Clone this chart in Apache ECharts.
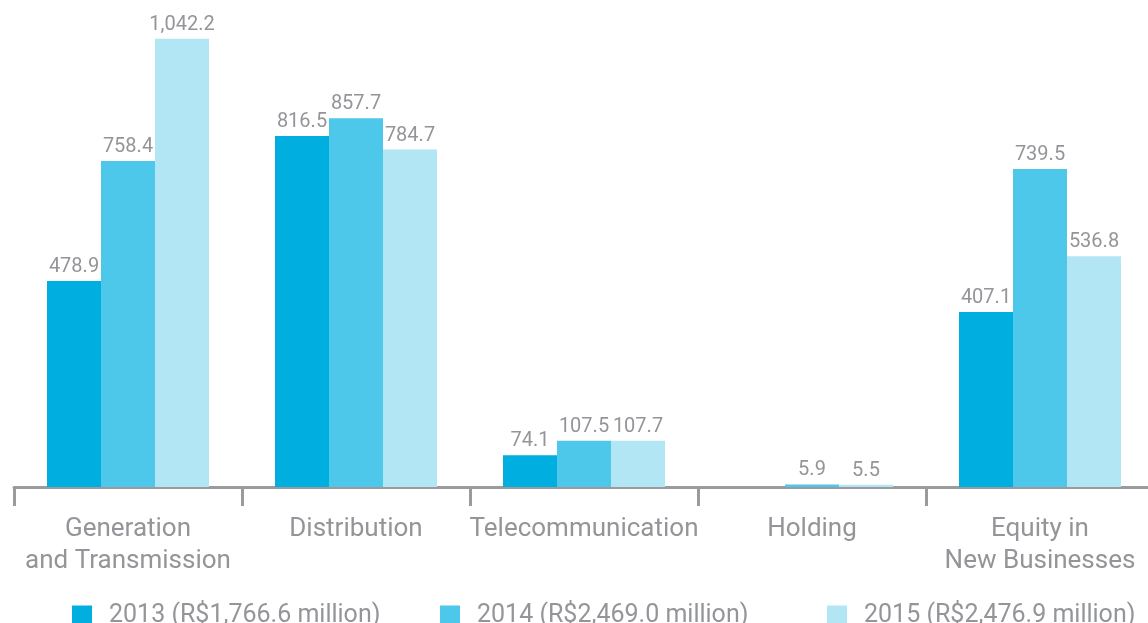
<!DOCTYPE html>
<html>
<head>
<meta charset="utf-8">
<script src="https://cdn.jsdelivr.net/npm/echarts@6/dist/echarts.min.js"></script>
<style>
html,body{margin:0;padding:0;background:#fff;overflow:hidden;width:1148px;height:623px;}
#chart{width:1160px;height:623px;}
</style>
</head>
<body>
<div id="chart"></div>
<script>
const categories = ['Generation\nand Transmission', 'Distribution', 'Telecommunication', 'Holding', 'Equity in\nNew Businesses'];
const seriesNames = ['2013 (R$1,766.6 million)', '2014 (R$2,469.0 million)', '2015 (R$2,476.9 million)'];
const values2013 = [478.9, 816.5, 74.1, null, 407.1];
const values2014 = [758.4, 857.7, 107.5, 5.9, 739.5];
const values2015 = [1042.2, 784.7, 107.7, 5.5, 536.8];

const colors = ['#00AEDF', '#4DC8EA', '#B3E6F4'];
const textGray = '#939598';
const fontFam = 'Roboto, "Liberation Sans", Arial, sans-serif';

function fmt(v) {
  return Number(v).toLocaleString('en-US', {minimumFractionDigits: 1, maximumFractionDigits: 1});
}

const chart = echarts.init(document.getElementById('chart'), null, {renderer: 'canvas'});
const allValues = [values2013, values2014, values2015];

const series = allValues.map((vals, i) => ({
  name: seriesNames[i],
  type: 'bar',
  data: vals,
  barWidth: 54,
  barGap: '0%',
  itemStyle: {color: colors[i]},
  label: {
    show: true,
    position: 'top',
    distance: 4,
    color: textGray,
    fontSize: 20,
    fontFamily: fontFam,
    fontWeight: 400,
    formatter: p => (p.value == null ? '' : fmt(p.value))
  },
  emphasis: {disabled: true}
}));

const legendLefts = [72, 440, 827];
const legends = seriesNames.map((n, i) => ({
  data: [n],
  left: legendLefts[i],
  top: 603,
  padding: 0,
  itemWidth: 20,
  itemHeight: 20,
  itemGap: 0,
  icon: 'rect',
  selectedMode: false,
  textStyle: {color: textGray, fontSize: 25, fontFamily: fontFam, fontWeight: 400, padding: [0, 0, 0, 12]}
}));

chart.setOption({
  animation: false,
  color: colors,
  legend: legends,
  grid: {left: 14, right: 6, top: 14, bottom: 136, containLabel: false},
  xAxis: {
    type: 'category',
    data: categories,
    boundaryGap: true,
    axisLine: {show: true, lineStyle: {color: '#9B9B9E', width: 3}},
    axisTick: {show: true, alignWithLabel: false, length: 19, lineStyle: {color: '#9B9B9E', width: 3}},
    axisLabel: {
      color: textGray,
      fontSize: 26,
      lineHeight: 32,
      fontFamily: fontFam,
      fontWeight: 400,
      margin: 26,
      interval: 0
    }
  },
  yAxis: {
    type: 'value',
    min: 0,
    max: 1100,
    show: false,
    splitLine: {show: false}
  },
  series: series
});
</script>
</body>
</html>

**********

## WHAT YOU WILL DO
Repeat all the data as it stands, dropping any images it holds.

## SOLUTION BELOW
Clone this chart in Apache ECharts.
<!DOCTYPE html>
<html>
<head>
<meta charset="utf-8">
<script src="https://cdn.jsdelivr.net/npm/echarts@6/dist/echarts.min.js"></script>
<style>
html,body{margin:0;padding:0;background:#fff;overflow:hidden;width:1148px;height:623px;}
#chart{width:1160px;height:623px;}
</style>
</head>
<body>
<div id="chart"></div>
<script>
const categories = ['Generation\nand Transmission', 'Distribution', 'Telecommunication', 'Holding', 'Equity in\nNew Businesses'];
const seriesNames = ['2013 (R$1,766.6 million)', '2014 (R$2,469.0 million)', '2015 (R$2,476.9 million)'];
const values2013 = [478.9, 816.5, 74.1, null, 407.1];
const values2014 = [758.4, 857.7, 107.5, 5.9, 739.5];
const values2015 = [1042.2, 784.7, 107.7, 5.5, 536.8];

const colors = ['#00AEDF', '#4DC8EA', '#B3E6F4'];
const textGray = '#939598';
const fontFam = 'Roboto, "Liberation Sans", Arial, sans-serif';

function fmt(v) {
  return Number(v).toLocaleString('en-US', {minimumFractionDigits: 1, maximumFractionDigits: 1});
}

const chart = echarts.init(document.getElementById('chart'), null, {renderer: 'canvas'});
const allValues = [values2013, values2014, values2015];

const series = allValues.map((vals, i) => ({
  name: seriesNames[i],
  type: 'bar',
  data: vals,
  barWidth: 54,
  barGap: '0%',
  itemStyle: {color: colors[i]},
  label: {
    show: true,
    position: 'top',
    distance: 4,
    color: textGray,
    fontSize: 20,
    fontFamily: fontFam,
    fontWeight: 400,
    formatter: p => (p.value == null ? '' : fmt(p.value))
  },
  emphasis: {disabled: true}
}));

const legendLefts = [72, 440, 827];
const legends = seriesNames.map((n, i) => ({
  data: [n],
  left: legendLefts[i],
  top: 603,
  padding: 0,
  itemWidth: 20,
  itemHeight: 20,
  itemGap: 0,
  icon: 'rect',
  selectedMode: false,
  textStyle: {color: textGray, fontSize: 25, fontFamily: fontFam, fontWeight: 400, padding: [0, 0, 0, 12]}
}));

chart.setOption({
  animation: false,
  color: colors,
  legend: legends,
  grid: {left: 14, right: 6, top: 14, bottom: 136, containLabel: false},
  xAxis: {
    type: 'category',
    data: categories,
    boundaryGap: true,
    axisLine: {show: true, lineStyle: {color: '#9B9B9E', width: 3}},
    axisTick: {show: true, alignWithLabel: false, length: 19, lineStyle: {color: '#9B9B9E', width: 3}},
    axisLabel: {
      color: textGray,
      fontSize: 26,
      lineHeight: 32,
      fontFamily: fontFam,
      fontWeight: 400,
      margin: 26,
      interval: 0
    }
  },
  yAxis: {
    type: 'value',
    min: 0,
    max: 1100,
    show: false,
    splitLine: {show: false}
  },
  series: series
});
</script>
</body>
</html>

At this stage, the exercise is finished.